Your goal:
Scan the data for "that" and copy the lines it appears in.
Start Supplied records
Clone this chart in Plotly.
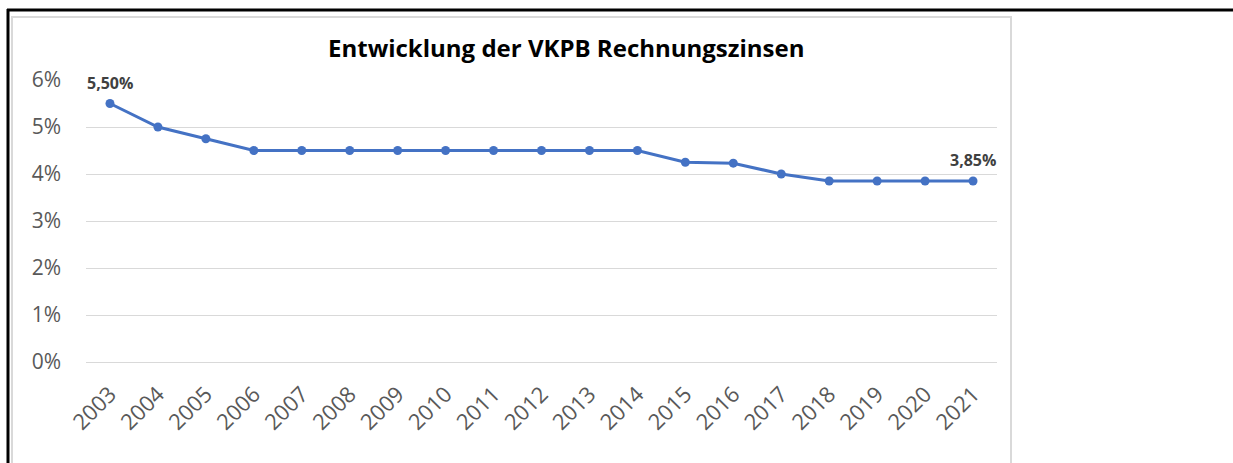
import plotly.graph_objects as go

years = ["2003", "2004", "2005", "2006", "2007", "2008", "2009", "2010", "2011", "2012",
         "2013", "2014", "2015", "2016", "2017", "2018", "2019", "2020", "2021"]
rates = [5.50, 5.00, 4.75, 4.50, 4.50, 4.50, 4.50, 4.50, 4.50, 4.50,
         4.50, 4.50, 4.25, 4.23, 4.00, 3.85, 3.85, 3.85, 3.85]
labelled = {0: "5,50%", 18: "3,85%"}
y_ticks = [0, 1, 2, 3, 4, 5, 6]
y_tick_text = ["0%", "1%", "2%", "3%", "4%", "5%", "6%"]
title = "Entwicklung der VKPB Rechnungszinsen"

W, H = 1233, 463
FONT = "Open Sans, Lato, sans-serif"

def px(x):
    return x / W

def py(y):
    return 1 - y / H

fig = go.Figure()
fig.add_trace(go.Scatter(
    x=years, y=rates, mode="lines+markers",
    line=dict(color="#4472C4", width=3),
    marker=dict(color="#4472C4", size=9),
    cliponaxis=False, hoverinfo="x+y", showlegend=False,
))

annotations = [dict(
    text="<b>" + title + "</b>", x=px(566), y=py(47),
    xref="paper", yref="paper", xanchor="center", yanchor="middle",
    showarrow=False, font=dict(family=FONT, size=24, color="#000000"),
)]
for i, t in labelled.items():
    annotations.append(dict(
        text="<b>" + t + "</b>", x=i, y=rates[i], xref="x", yref="y",
        xanchor="center", yanchor="middle", yshift=21, showarrow=False,
        font=dict(family=FONT, size=16, color="#404040"),
    ))

fig.update_layout(
    width=W, height=H,
    margin=dict(l=0, r=0, t=0, b=0),
    paper_bgcolor="white", plot_bgcolor="white",
    font=dict(family=FONT, color="#595959"),
    xaxis=dict(
        domain=[px(86), px(997)], type="category",
        range=[-0.5, len(years) - 0.5],
        showgrid=False, showline=False, zeroline=False, ticks="",
        tickangle=-45, tickfont=dict(size=22, color="#595959"),
        ticklabelstandoff=14,
        automargin=False,
    ),
    yaxis=dict(
        domain=[py(362), py(80)], range=[0, 6],
        tickvals=y_ticks, ticktext=y_tick_text,
        showgrid=True, gridcolor="#D9D9D9", gridwidth=1,
        zeroline=True, zerolinecolor="#D9D9D9", zerolinewidth=1,
        showline=False, ticks="", ticklabelstandoff=24,
        tickfont=dict(size=21, color="#595959"),
        automargin=False,
    ),
    annotations=annotations,
    shapes=[
        dict(type="rect", xref="paper", yref="paper",
             x0=px(12), x1=px(1011), y0=py(470), y1=py(17),
             line=dict(color="#D9D9D9", width=2), fillcolor="rgba(0,0,0,0)"),
        dict(type="line", xref="paper", yref="paper",
             x0=px(7), x1=px(1240), y0=py(10), y1=py(10),
             line=dict(color="#000000", width=3)),
        dict(type="line", xref="paper", yref="paper",
             x0=px(8), x1=px(8), y0=py(9), y1=py(470),
             line=dict(color="#000000", width=3)),
    ],
)

fig.write_html(
    "out.html",
    config={"displayModeBar": False},
    post_script="document.body.style.margin='0';document.body.style.overflow='hidden';",
)
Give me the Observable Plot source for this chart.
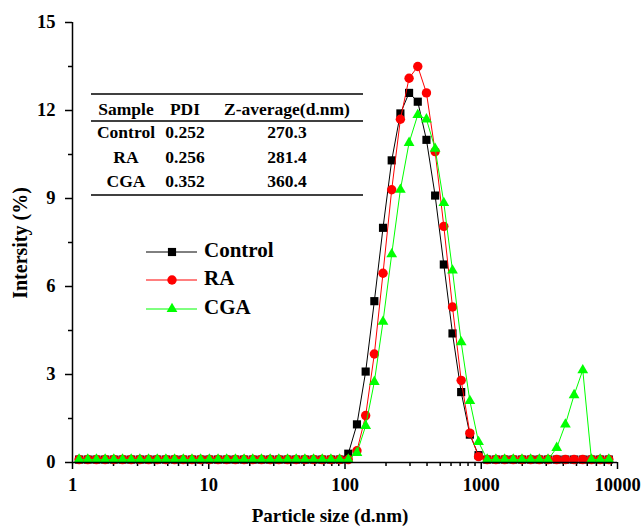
<!DOCTYPE html>
<html>
<head>
<meta charset="utf-8">
<script src="https://cdn.jsdelivr.net/npm/d3@7"></script>
<script src="https://cdn.jsdelivr.net/npm/@observablehq/plot@0.6"></script>
<style>
  html, body { margin: 0; padding: 0; background: #ffffff; }
  #chart { width: 644px; height: 530px; }
</style>
</head>
<body>
<div id="chart"></div>
<script>
// Size classes (d.nm) of the intensity distribution
const sizes = [1.117, 1.294, 1.499, 1.736, 2.010, 2.328, 2.696, 3.122, 3.615, 4.187,
  4.849, 5.615, 6.503, 7.531, 8.721, 10.10, 11.70, 13.54, 15.69, 18.17,
  21.04, 24.36, 28.21, 32.67, 37.84, 43.82, 50.75, 58.77, 68.06, 78.82,
  91.28, 105.7, 122.4, 141.8, 164.2, 190.1, 220.2, 255.0, 295.3, 342.0,
  396.1, 458.7, 531.2, 615.1, 712.4, 825.0, 955.4, 1106, 1281, 1484,
  1718, 1990, 2305, 2669, 3091, 3580, 4145, 4801, 5560, 6439,
  7456, 8635];

// Intensity (%) per size class
const control = [0.1, 0.1, 0.1, 0.1, 0.1, 0.1, 0.1, 0.1, 0.1, 0.1,
  0.1, 0.1, 0.1, 0.1, 0.1, 0.1, 0.1, 0.1, 0.1, 0.1,
  0.1, 0.1, 0.1, 0.1, 0.1, 0.1, 0.1, 0.1, 0.1, 0.1,
  0.1, 0.3, 1.3, 3.1, 5.5, 8.0, 10.3, 11.9, 12.6, 12.3,
  11.0, 9.1, 6.75, 4.4, 2.4, 0.95, 0.25, 0.1, 0.1, 0.1,
  0.1, 0.1, 0.1, 0.1, 0.1, 0.1, 0.1, 0.1, 0.1, 0.1,
  0.1, 0.1];
const ra = [0.1, 0.1, 0.1, 0.1, 0.1, 0.1, 0.1, 0.1, 0.1, 0.1,
  0.1, 0.1, 0.1, 0.1, 0.1, 0.1, 0.1, 0.1, 0.1, 0.1,
  0.1, 0.1, 0.1, 0.1, 0.1, 0.1, 0.1, 0.1, 0.1, 0.1,
  0.1, 0.1, 0.4, 1.6, 3.7, 6.45, 9.3, 11.7, 13.1, 13.5,
  12.6, 10.6, 8.05, 5.3, 2.8, 1.0, 0.2, 0.1, 0.1, 0.1,
  0.1, 0.1, 0.1, 0.1, 0.1, 0.1, 0.1, 0.1, 0.1, 0.1,
  0.1, 0.1];
const cga = [0.1, 0.1, 0.1, 0.1, 0.1, 0.1, 0.1, 0.1, 0.1, 0.1,
  0.1, 0.1, 0.1, 0.1, 0.1, 0.1, 0.1, 0.1, 0.1, 0.1,
  0.1, 0.1, 0.1, 0.1, 0.1, 0.1, 0.1, 0.1, 0.1, 0.1,
  0.1, 0.1, 0.33, 1.25, 2.75, 4.8, 7.1, 9.3, 10.9, 11.85,
  11.7, 10.7, 8.85, 6.55, 4.1, 2.1, 0.7, 0.1, 0.1, 0.1,
  0.1, 0.1, 0.1, 0.1, 0.1, 0.5, 1.3, 2.3, 3.15, 0.1,
  0.1, 0.1];

const seriesNames = ["Control", "RA", "CGA"];
const seriesValues = [control, ra, cga];
const seriesColors = ["#000000", "#ff0000", "#00ff00"];
const seriesSymbols = ["square", "circle", "triangle"];

// Summary table
const tableHeader = ["Sample", "PDI", "Z-average(d.nm)"];
const pdi = [0.252, 0.256, 0.352];
const zAverage = [270.3, 281.4, 360.4];

const xTicks = [1, 10, 100, 1000, 10000];
const yTicks = [0, 3, 6, 9, 12, 15];

const font = "'Liberation Serif', 'Times New Roman', serif";
const symbolRadius = {square: 4.6, circle: 4.7, triangle: 4.0};

// Log-decade minor ticks and half-step y minor ticks
const xMinor = [];
for (const d of xTicks.slice(0, -1)) for (let k = 2; k < 10; k++) xMinor.push(d * k);
const yMinor = yTicks.slice(0, -1).map((v, i) => (v + yTicks[i + 1]) / 2);

const rows = [];
seriesNames.forEach((name, s) => {
  sizes.forEach((size, i) => rows.push({series: name, size, value: seriesValues[s][i]}));
});

const seriesMarks = seriesNames.flatMap((name, s) => {
  const data = rows.filter(d => d.series === name);
  return [
    Plot.line(data, {x: "size", y: "value", stroke: seriesColors[s], strokeWidth: 1}),
    Plot.dot(data, {x: "size", y: "value", fill: seriesColors[s], stroke: "none",
      symbol: () => seriesSymbols[s], r: symbolRadius[seriesSymbols[s]]})
  ];
});

const chart = Plot.plot({
  width: 644,
  height: 530,
  marginLeft: 72,
  marginRight: 27,
  marginTop: 22,
  marginBottom: 68,
  style: {fontFamily: font, fontWeight: "bold", fontSize: "18px", color: "#000", background: "#fff"},
  x: {type: "log", domain: [1, 10000]},
  y: {domain: [0, 15]},
  symbol: {domain: seriesSymbols, range: seriesSymbols},
  marks: [
    Plot.axisX(xTicks, {tickSize: 7, tickPadding: 8, tickFormat: d => String(d), label: null,
      fontSize: 18.5, fontWeight: "bold", strokeWidth: 1.5}),
    Plot.axisX(xMinor, {tickSize: 4, tickFormat: () => "", label: null, strokeWidth: 1.5}),
    Plot.axisY(yTicks, {tickSize: 7, tickPadding: 10, tickFormat: d => String(d), label: null,
      fontSize: 18.5, fontWeight: "bold", strokeWidth: 1.5}),
    Plot.axisY(yMinor, {tickSize: 4, tickFormat: () => "", label: null, strokeWidth: 1.5}),
    ...seriesMarks,
    Plot.ruleY([0], {stroke: "#000", strokeWidth: 1.5}),
    Plot.ruleX([1], {y1: 0, y2: 15, stroke: "#000", strokeWidth: 1.5})
  ]
});

const svg = d3.select(chart);

// Axis titles
svg.append("text")
  .attr("x", 330).attr("y", 518)
  .attr("text-anchor", "middle").attr("dominant-baseline", "middle")
  .style("font", `bold 19px ${font}`)
  .text("Particle size (d.nm)");
svg.append("text")
  .attr("transform", "translate(22,243) rotate(-90)")
  .attr("text-anchor", "middle").attr("dominant-baseline", "middle")
  .style("font", `bold 20px ${font}`)
  .text("Intersity (%)");

// Summary table (three-line style)
const table = svg.append("g").style("font", `bold 17.5px ${font}`).attr("fill", "#000");
const colX = [126, 185, 287];
[94, 121, 195].forEach(y => table.append("line")
  .attr("x1", 91).attr("x2", 363).attr("y1", y).attr("y2", y)
  .attr("stroke", "#000").attr("stroke-width", 1.5));
tableHeader.forEach((h, j) => table.append("text")
  .attr("x", colX[j]).attr("y", 111).attr("text-anchor", "middle")
  .attr("dominant-baseline", "middle").text(h));
const rowY = [134, 159, 183];
seriesNames.forEach((name, i) => {
  [name, pdi[i].toFixed(3), zAverage[i].toFixed(1)].forEach((v, j) => table.append("text")
    .attr("x", colX[j]).attr("y", rowY[i]).attr("text-anchor", "middle")
    .attr("dominant-baseline", "middle").text(v));
});

// Legend
const symbolTypes = {square: d3.symbolSquare, circle: d3.symbolCircle, triangle: d3.symbolTriangle};
const legendY = [252, 280, 309];
const legend = svg.append("g");
seriesNames.forEach((name, i) => {
  const y = legendY[i];
  const sym = seriesSymbols[i];
  legend.append("line").attr("x1", 146).attr("x2", 197).attr("y1", y).attr("y2", y)
    .attr("stroke", seriesColors[i]).attr("stroke-width", 1);
  legend.append("path")
    .attr("d", d3.symbol(symbolTypes[sym], Math.PI * symbolRadius[sym] ** 2)())
    .attr("transform", `translate(172,${y})`).attr("fill", seriesColors[i]);
  legend.append("text").attr("x", 204).attr("y", y)
    .attr("text-anchor", "start").attr("dominant-baseline", "middle")
    .style("font", `bold 21px ${font}`).text(name);
});

document.getElementById("chart").appendChild(chart);
</script>
</body>
</html>
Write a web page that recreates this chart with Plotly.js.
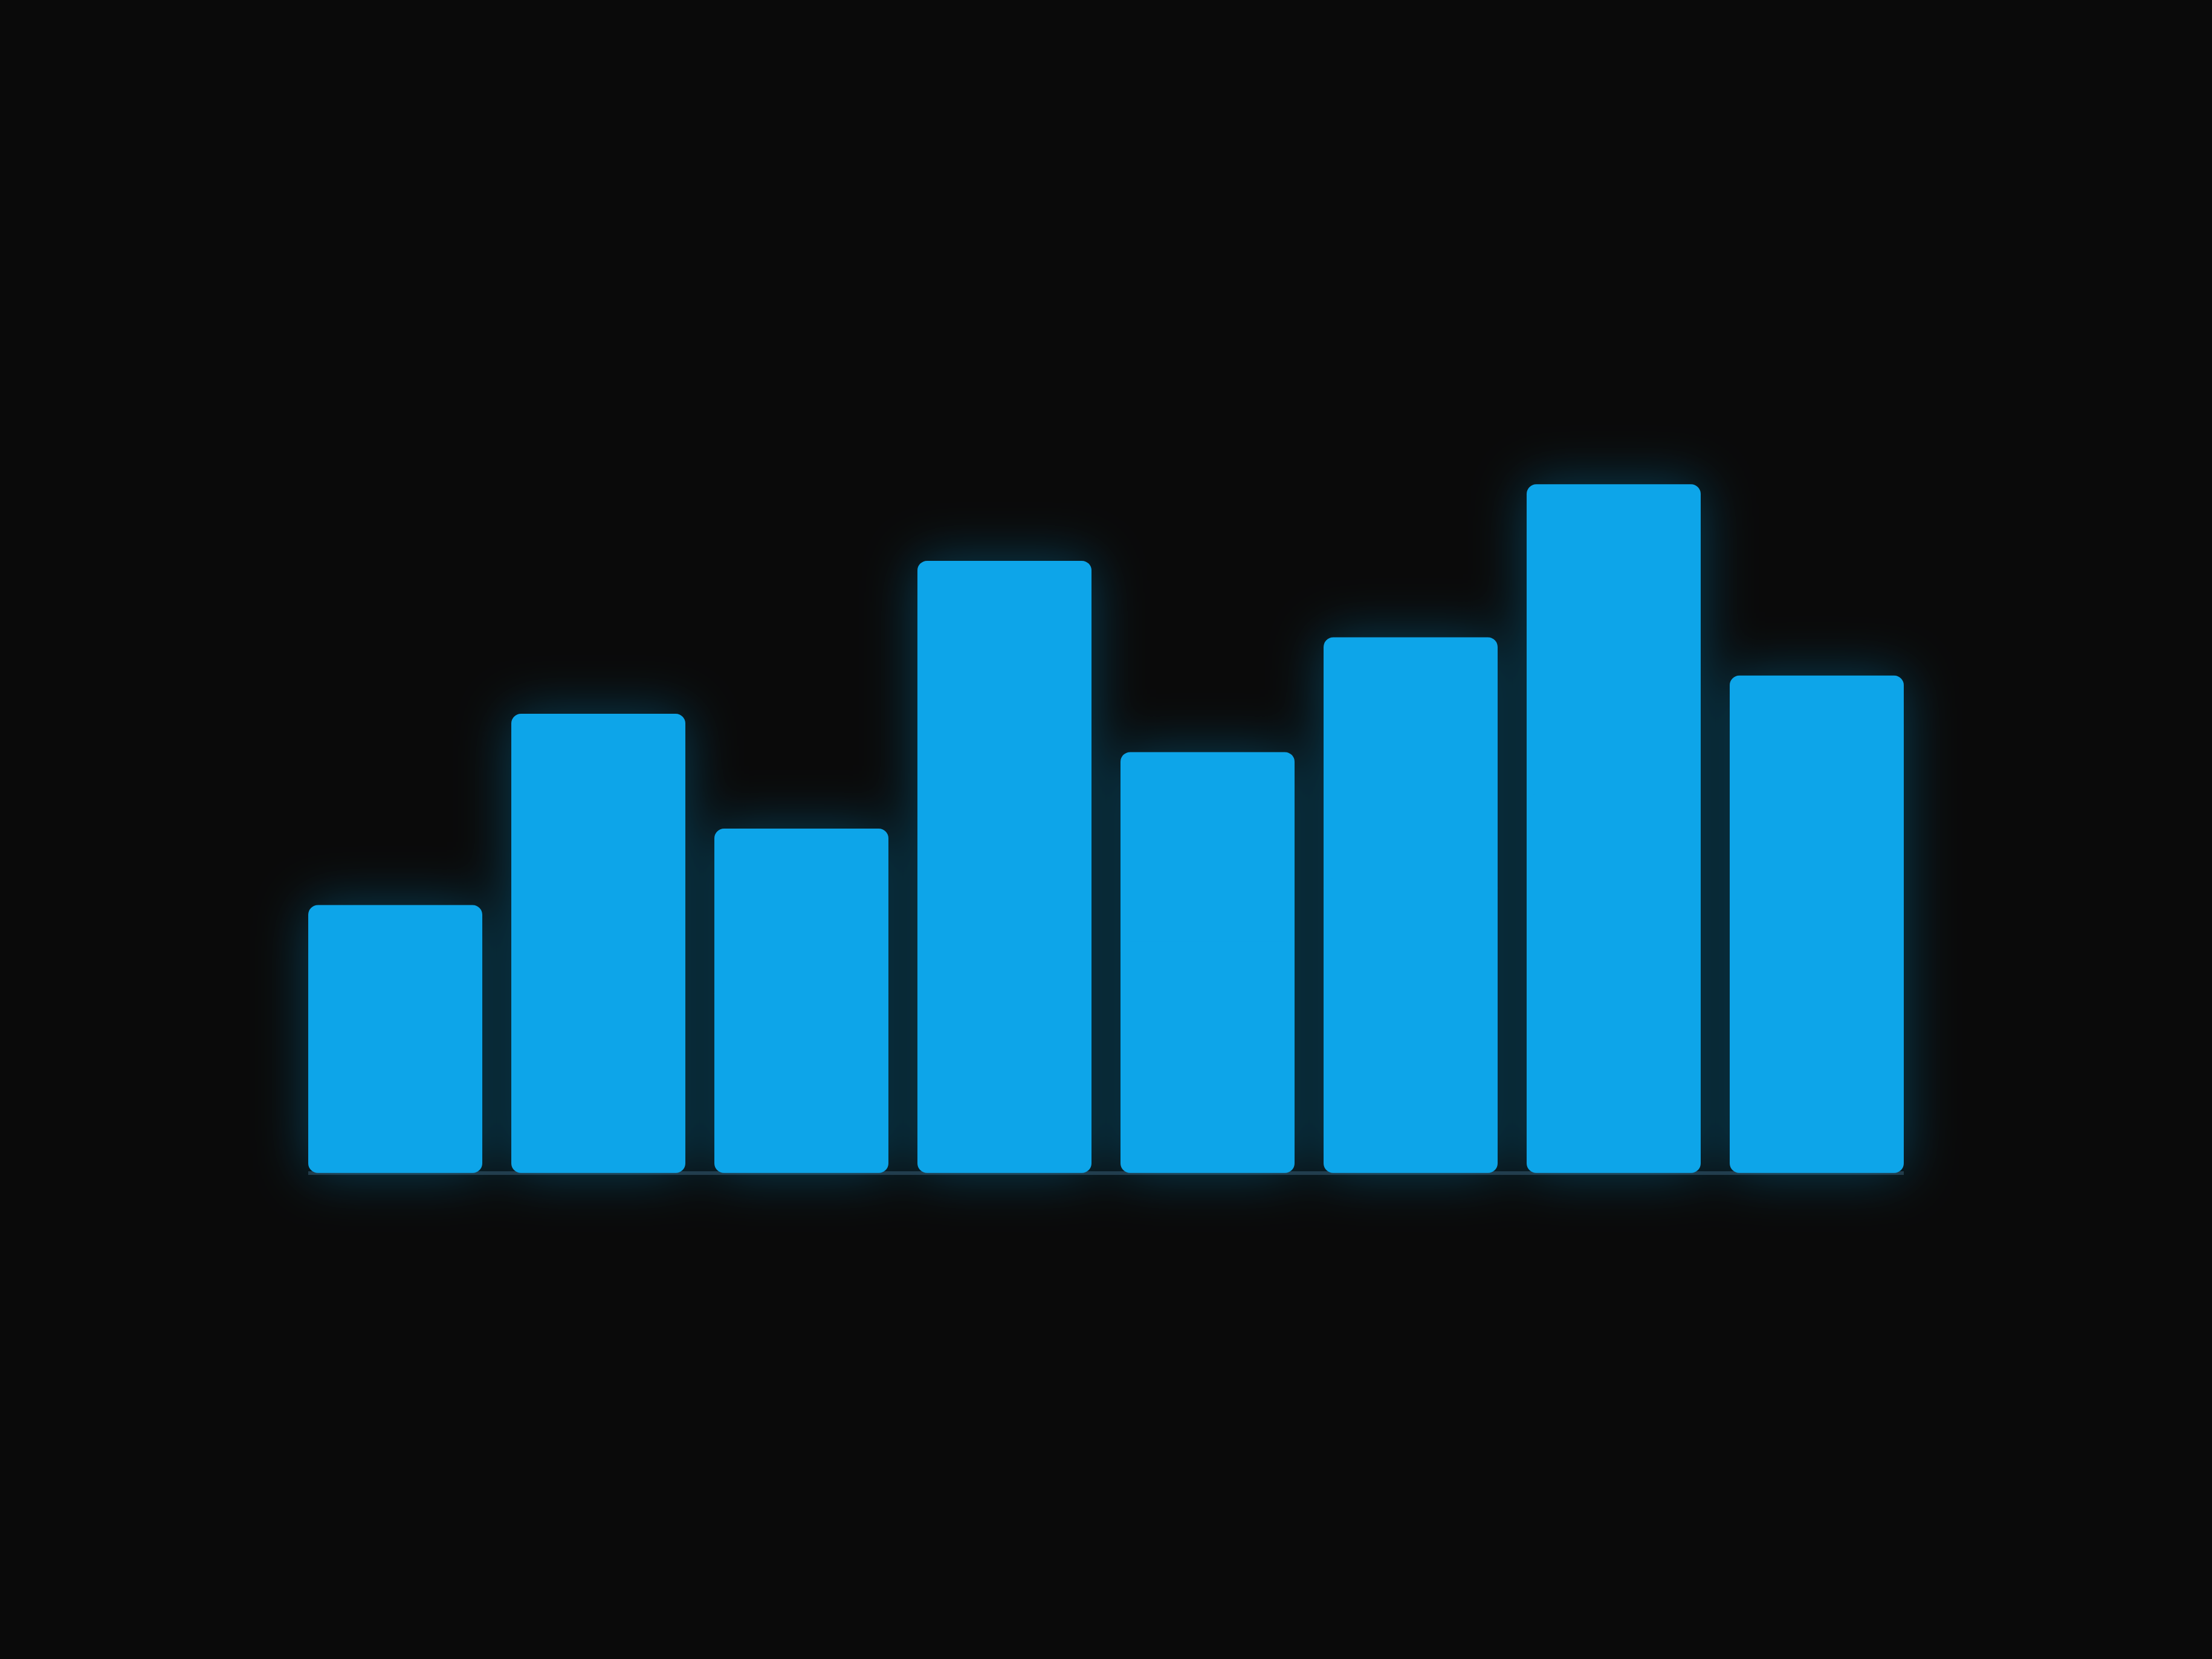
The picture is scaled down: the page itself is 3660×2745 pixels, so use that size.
<!DOCTYPE html>
<html>
<head>
<meta charset="utf-8">
<script src="https://cdn.plot.ly/plotly-3.0.1.min.js"></script>
<style>
  html, body { margin: 0; padding: 0; background: #0a0a0a; }
  #chart { width: 3660px; height: 2745px; }
</style>
</head>
<body>
<div id="chart"></div>
<script>
// ---- data ----
const categories = ['Item 1', 'Item 2', 'Item 3', 'Item 4', 'Item 5', 'Item 6', 'Item 7', 'Item 8'];
const values = [35, 60, 45, 80, 55, 70, 90, 65];

// ---- style ----
const barColor = '#0ea5e9';
const bgColor = '#0a0a0a';
const baselineColor = '#25323c';

// each bar is drawn as two overlapping halves so that both ends get rounded corners
const upperBase = values.map(v => v * 0.45);
const upperLen = values.map(v => v * 0.55);
const lowerBase = values.map(v => v * 0.55);
const lowerLen = values.map(v => -v * 0.55);

const common = {
  type: 'bar',
  x: categories,
  cliponaxis: false,
  marker: { color: barColor, cornerradius: 16, line: { width: 0 } },
  hoverinfo: 'skip'
};

const traces = [
  Object.assign({}, common, { base: upperBase, y: upperLen }),
  Object.assign({}, common, { base: lowerBase, y: lowerLen })
];

const layout = {
  width: 3660,
  height: 2745,
  margin: { l: 510, r: 510, t: 738, b: 741, pad: 0 },
  paper_bgcolor: bgColor,
  plot_bgcolor: bgColor,
  barmode: 'overlay',
  bargap: 1 / 7,
  showlegend: false,
  xaxis: {
    type: 'category',
    range: [-3 / 7, 7 + 3 / 7],
    showgrid: false, showline: false, showticklabels: false,
    ticks: '', zeroline: false, fixedrange: true
  },
  yaxis: {
    range: [-5, 95],
    showgrid: false, showline: false, showticklabels: false, ticks: '',
    zeroline: true, zerolinecolor: baselineColor, zerolinewidth: 6,
    fixedrange: true
  }
};

Plotly.newPlot('chart', traces, layout, { staticPlot: true, displayModeBar: false }).then(gd => {
  const NS = 'http://www.w3.org/2000/svg';
  const svg = gd.querySelector('svg.main-svg');
  let defs = svg.querySelector('defs');
  if (!defs) { defs = document.createElementNS(NS, 'defs'); svg.insertBefore(defs, svg.firstChild); }
  const f = document.createElementNS(NS, 'filter');
  f.setAttribute('id', 'barglow');
  f.setAttribute('filterUnits', 'userSpaceOnUse');
  f.setAttribute('x', '-1000'); f.setAttribute('y', '-1000');
  f.setAttribute('width', '6000'); f.setAttribute('height', '6000');
  f.innerHTML =
    '<feGaussianBlur in="SourceAlpha" stdDeviation="44" result="blur"/>' +
    '<feFlood flood-color="' + barColor + '" flood-opacity="0.34" result="col"/>' +
    '<feComposite in="col" in2="blur" operator="in" result="glow"/>' +
    '<feMerge><feMergeNode in="glow"/><feMergeNode in="SourceGraphic"/></feMerge>';
  defs.appendChild(f);
  gd.querySelectorAll('.barlayer').forEach(g => {
    g.setAttribute('filter', 'url(#barglow)');
    let p = g;
    while (p && p !== svg) {
      if (p.removeAttribute) p.removeAttribute('clip-path');
      p = p.parentNode;
    }
    g.querySelectorAll('[clip-path]').forEach(n => n.removeAttribute('clip-path'));
  });
});
</script>
</body>
</html>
End Supplied records
The answer:
Write a web page that recreates this chart with Plotly.js.
The picture is scaled down: the page itself is 3660×2745 pixels, so use that size.
// each bar is drawn as two overlapping halves so that both ends get rounded corners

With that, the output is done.